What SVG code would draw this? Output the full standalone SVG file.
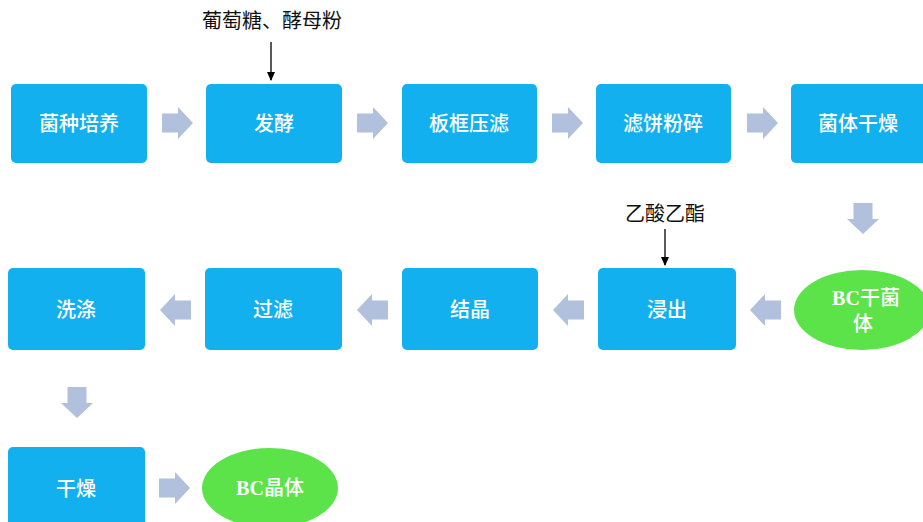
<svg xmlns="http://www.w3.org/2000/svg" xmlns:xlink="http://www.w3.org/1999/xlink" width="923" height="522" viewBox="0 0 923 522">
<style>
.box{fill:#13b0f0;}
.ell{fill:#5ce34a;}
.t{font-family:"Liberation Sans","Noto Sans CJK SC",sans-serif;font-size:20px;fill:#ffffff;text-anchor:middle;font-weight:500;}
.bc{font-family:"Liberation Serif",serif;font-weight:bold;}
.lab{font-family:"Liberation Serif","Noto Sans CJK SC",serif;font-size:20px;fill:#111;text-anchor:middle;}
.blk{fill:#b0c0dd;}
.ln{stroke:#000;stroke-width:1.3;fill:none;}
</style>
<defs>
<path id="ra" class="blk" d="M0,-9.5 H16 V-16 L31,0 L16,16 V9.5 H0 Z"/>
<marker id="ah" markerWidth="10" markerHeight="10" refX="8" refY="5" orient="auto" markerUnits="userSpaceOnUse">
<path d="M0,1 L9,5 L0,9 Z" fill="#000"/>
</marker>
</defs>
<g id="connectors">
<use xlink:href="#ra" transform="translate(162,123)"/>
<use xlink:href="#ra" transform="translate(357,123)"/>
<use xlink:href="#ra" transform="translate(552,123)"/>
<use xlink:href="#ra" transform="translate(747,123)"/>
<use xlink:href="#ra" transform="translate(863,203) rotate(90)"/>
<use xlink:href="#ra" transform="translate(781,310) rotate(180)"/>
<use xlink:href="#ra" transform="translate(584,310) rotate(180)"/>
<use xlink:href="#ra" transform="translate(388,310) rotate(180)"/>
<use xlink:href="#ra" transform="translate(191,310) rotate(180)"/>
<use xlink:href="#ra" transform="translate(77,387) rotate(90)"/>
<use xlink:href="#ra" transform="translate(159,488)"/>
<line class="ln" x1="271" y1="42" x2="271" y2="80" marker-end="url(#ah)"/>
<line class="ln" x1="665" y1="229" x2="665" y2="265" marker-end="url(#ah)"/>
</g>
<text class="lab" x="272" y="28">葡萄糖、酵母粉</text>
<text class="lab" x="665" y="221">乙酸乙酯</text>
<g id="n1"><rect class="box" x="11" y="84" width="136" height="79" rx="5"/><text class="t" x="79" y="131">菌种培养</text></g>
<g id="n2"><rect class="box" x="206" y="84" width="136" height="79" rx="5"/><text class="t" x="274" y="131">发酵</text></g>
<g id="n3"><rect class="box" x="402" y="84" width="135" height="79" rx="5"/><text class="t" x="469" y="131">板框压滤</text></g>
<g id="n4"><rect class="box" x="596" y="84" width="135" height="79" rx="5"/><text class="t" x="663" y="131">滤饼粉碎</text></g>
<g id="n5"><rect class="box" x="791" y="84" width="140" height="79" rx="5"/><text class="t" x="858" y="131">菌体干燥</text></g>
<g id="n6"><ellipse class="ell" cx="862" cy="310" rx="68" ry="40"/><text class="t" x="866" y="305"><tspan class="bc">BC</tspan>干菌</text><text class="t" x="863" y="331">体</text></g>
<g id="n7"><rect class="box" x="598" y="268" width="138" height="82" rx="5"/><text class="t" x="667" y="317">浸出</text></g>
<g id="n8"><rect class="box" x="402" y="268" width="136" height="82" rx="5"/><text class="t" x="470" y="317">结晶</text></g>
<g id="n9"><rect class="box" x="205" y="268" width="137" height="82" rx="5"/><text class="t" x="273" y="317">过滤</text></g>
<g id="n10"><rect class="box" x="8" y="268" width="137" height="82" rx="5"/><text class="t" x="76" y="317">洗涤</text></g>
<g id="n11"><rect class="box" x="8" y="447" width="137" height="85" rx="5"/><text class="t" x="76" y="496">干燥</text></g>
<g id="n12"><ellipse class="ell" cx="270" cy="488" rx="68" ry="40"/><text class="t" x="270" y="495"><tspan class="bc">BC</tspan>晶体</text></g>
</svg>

= = = =

## Written request
Using the material above, set down every line exactly, but skip the pictures.

## Finished exercise
What SVG code would draw this? Output the full standalone SVG file.
<svg xmlns="http://www.w3.org/2000/svg" xmlns:xlink="http://www.w3.org/1999/xlink" width="923" height="522" viewBox="0 0 923 522">
<style>
.box{fill:#13b0f0;}
.ell{fill:#5ce34a;}
.t{font-family:"Liberation Sans","Noto Sans CJK SC",sans-serif;font-size:20px;fill:#ffffff;text-anchor:middle;font-weight:500;}
.bc{font-family:"Liberation Serif",serif;font-weight:bold;}
.lab{font-family:"Liberation Serif","Noto Sans CJK SC",serif;font-size:20px;fill:#111;text-anchor:middle;}
.blk{fill:#b0c0dd;}
.ln{stroke:#000;stroke-width:1.3;fill:none;}
</style>
<defs>
<path id="ra" class="blk" d="M0,-9.5 H16 V-16 L31,0 L16,16 V9.5 H0 Z"/>
<marker id="ah" markerWidth="10" markerHeight="10" refX="8" refY="5" orient="auto" markerUnits="userSpaceOnUse">
<path d="M0,1 L9,5 L0,9 Z" fill="#000"/>
</marker>
</defs>
<g id="connectors">
<use xlink:href="#ra" transform="translate(162,123)"/>
<use xlink:href="#ra" transform="translate(357,123)"/>
<use xlink:href="#ra" transform="translate(552,123)"/>
<use xlink:href="#ra" transform="translate(747,123)"/>
<use xlink:href="#ra" transform="translate(863,203) rotate(90)"/>
<use xlink:href="#ra" transform="translate(781,310) rotate(180)"/>
<use xlink:href="#ra" transform="translate(584,310) rotate(180)"/>
<use xlink:href="#ra" transform="translate(388,310) rotate(180)"/>
<use xlink:href="#ra" transform="translate(191,310) rotate(180)"/>
<use xlink:href="#ra" transform="translate(77,387) rotate(90)"/>
<use xlink:href="#ra" transform="translate(159,488)"/>
<line class="ln" x1="271" y1="42" x2="271" y2="80" marker-end="url(#ah)"/>
<line class="ln" x1="665" y1="229" x2="665" y2="265" marker-end="url(#ah)"/>
</g>
<text class="lab" x="272" y="28">葡萄糖、酵母粉</text>
<text class="lab" x="665" y="221">乙酸乙酯</text>
<g id="n1"><rect class="box" x="11" y="84" width="136" height="79" rx="5"/><text class="t" x="79" y="131">菌种培养</text></g>
<g id="n2"><rect class="box" x="206" y="84" width="136" height="79" rx="5"/><text class="t" x="274" y="131">发酵</text></g>
<g id="n3"><rect class="box" x="402" y="84" width="135" height="79" rx="5"/><text class="t" x="469" y="131">板框压滤</text></g>
<g id="n4"><rect class="box" x="596" y="84" width="135" height="79" rx="5"/><text class="t" x="663" y="131">滤饼粉碎</text></g>
<g id="n5"><rect class="box" x="791" y="84" width="140" height="79" rx="5"/><text class="t" x="858" y="131">菌体干燥</text></g>
<g id="n6"><ellipse class="ell" cx="862" cy="310" rx="68" ry="40"/><text class="t" x="866" y="305"><tspan class="bc">BC</tspan>干菌</text><text class="t" x="863" y="331">体</text></g>
<g id="n7"><rect class="box" x="598" y="268" width="138" height="82" rx="5"/><text class="t" x="667" y="317">浸出</text></g>
<g id="n8"><rect class="box" x="402" y="268" width="136" height="82" rx="5"/><text class="t" x="470" y="317">结晶</text></g>
<g id="n9"><rect class="box" x="205" y="268" width="137" height="82" rx="5"/><text class="t" x="273" y="317">过滤</text></g>
<g id="n10"><rect class="box" x="8" y="268" width="137" height="82" rx="5"/><text class="t" x="76" y="317">洗涤</text></g>
<g id="n11"><rect class="box" x="8" y="447" width="137" height="85" rx="5"/><text class="t" x="76" y="496">干燥</text></g>
<g id="n12"><ellipse class="ell" cx="270" cy="488" rx="68" ry="40"/><text class="t" x="270" y="495"><tspan class="bc">BC</tspan>晶体</text></g>
</svg>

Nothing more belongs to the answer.